_Written instruction_:
Can you find the lines of the listing that include "matplotlib" and copy every one?

_Records shown_:
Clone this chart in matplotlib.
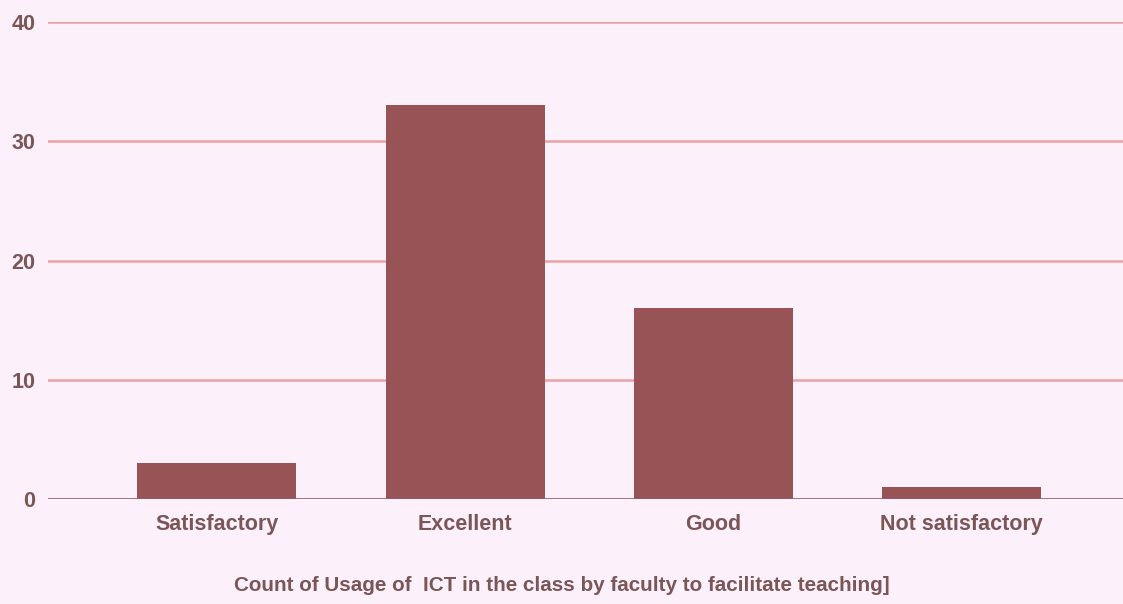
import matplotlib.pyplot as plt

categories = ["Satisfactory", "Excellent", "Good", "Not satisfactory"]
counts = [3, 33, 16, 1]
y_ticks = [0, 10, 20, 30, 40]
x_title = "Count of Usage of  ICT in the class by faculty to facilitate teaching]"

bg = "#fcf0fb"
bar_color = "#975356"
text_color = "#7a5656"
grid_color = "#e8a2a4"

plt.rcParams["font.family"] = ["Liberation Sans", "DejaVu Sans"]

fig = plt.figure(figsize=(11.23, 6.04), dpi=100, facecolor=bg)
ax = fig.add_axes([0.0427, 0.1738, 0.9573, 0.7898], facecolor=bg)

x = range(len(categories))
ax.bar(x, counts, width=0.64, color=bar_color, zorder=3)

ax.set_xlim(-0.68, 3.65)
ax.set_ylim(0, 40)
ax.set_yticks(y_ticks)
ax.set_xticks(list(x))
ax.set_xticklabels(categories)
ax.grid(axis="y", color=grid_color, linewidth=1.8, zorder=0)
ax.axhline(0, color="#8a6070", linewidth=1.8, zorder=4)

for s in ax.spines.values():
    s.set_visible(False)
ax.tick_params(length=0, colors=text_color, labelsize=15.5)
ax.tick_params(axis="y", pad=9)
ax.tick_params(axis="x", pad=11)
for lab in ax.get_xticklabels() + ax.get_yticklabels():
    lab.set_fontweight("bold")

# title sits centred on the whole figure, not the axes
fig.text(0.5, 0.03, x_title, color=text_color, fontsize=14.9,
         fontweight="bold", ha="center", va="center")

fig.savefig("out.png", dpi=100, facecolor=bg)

==

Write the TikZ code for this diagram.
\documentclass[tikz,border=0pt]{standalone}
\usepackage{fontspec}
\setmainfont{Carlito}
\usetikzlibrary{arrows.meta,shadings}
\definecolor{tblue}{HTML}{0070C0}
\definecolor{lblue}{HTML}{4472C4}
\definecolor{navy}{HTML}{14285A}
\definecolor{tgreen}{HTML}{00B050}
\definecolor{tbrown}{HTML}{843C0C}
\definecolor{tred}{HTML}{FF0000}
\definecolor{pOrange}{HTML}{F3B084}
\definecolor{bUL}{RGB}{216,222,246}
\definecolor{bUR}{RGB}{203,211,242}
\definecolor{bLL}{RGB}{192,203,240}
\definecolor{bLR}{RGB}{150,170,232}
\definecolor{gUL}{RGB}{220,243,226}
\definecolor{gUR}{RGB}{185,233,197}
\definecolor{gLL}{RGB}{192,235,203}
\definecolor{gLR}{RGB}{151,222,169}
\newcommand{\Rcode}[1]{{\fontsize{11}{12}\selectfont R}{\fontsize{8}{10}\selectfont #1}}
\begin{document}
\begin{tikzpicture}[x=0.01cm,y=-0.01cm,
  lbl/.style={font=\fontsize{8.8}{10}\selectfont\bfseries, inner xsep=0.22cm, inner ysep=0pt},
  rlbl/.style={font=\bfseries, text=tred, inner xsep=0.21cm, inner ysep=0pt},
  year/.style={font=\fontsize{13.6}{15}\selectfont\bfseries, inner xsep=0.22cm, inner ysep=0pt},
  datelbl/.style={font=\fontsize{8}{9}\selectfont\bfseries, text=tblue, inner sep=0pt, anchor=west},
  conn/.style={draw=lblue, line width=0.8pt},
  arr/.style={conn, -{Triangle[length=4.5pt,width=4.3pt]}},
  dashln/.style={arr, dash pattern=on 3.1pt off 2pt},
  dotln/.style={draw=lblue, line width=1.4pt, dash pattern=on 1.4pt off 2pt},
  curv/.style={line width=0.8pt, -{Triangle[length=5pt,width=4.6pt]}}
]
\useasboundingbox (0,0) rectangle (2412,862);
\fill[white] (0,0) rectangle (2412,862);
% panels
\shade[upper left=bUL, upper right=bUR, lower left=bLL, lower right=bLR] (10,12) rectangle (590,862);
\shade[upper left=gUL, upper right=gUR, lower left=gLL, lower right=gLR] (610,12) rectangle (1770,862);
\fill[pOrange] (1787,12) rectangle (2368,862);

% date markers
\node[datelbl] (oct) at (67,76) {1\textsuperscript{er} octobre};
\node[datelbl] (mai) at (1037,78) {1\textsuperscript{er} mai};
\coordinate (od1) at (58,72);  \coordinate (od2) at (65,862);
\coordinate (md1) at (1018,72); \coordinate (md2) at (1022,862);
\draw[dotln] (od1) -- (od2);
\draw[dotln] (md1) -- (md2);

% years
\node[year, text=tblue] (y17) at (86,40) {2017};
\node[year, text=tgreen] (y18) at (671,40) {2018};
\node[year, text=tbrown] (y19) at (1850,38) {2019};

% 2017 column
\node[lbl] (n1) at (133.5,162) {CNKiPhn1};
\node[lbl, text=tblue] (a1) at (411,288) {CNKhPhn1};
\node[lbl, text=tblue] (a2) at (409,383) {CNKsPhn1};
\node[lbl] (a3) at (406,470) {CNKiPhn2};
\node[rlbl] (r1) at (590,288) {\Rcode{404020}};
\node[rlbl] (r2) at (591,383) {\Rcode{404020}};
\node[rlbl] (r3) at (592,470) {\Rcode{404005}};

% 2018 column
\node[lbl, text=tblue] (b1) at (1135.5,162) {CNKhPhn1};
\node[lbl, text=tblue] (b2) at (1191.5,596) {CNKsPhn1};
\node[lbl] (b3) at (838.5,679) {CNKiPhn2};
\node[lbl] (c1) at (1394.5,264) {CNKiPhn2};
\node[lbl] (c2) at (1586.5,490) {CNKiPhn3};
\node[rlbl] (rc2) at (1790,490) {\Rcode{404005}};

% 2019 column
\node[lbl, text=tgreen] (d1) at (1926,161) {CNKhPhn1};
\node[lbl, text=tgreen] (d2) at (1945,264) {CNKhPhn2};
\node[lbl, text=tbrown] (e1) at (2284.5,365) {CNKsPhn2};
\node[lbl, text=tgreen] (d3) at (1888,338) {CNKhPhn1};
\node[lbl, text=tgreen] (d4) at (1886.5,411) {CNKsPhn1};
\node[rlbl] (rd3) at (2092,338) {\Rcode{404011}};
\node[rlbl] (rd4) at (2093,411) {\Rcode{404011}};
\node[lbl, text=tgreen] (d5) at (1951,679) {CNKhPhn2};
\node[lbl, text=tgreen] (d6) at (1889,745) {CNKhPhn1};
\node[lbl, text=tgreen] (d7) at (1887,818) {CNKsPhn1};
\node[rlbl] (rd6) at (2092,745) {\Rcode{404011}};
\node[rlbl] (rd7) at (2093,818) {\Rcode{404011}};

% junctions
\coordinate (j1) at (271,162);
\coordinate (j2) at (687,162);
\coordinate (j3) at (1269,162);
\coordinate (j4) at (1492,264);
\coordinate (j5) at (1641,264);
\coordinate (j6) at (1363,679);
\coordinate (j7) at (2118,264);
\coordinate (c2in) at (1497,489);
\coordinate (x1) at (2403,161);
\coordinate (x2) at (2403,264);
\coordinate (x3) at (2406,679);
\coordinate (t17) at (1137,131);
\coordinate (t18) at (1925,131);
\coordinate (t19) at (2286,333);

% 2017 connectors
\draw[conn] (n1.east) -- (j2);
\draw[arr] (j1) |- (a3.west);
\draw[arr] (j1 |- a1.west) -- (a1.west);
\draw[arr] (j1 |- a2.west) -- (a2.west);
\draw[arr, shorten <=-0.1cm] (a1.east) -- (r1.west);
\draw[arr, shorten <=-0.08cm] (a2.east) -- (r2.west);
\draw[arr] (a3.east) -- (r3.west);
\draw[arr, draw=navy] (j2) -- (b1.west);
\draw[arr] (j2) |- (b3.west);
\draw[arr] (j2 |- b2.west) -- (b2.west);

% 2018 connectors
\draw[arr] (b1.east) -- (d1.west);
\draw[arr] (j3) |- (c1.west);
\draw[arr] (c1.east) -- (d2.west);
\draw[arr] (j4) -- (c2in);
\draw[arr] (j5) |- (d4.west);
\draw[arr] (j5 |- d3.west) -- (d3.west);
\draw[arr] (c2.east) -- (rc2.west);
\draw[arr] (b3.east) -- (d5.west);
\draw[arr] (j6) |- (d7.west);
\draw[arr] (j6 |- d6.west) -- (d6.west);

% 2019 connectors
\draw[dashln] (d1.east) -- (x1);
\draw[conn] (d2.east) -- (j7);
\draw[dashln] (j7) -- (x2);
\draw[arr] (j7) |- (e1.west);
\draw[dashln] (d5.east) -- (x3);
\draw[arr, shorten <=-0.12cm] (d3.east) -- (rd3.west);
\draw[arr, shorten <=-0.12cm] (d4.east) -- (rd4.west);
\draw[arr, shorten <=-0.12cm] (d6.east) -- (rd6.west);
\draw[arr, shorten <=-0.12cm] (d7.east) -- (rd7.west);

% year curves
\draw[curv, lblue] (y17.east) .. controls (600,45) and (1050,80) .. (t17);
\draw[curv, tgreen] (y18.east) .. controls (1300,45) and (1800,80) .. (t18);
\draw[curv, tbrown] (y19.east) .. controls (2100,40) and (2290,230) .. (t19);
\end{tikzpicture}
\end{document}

_Exercise result_:
Clone this chart in matplotlib.
import matplotlib.pyplot as plt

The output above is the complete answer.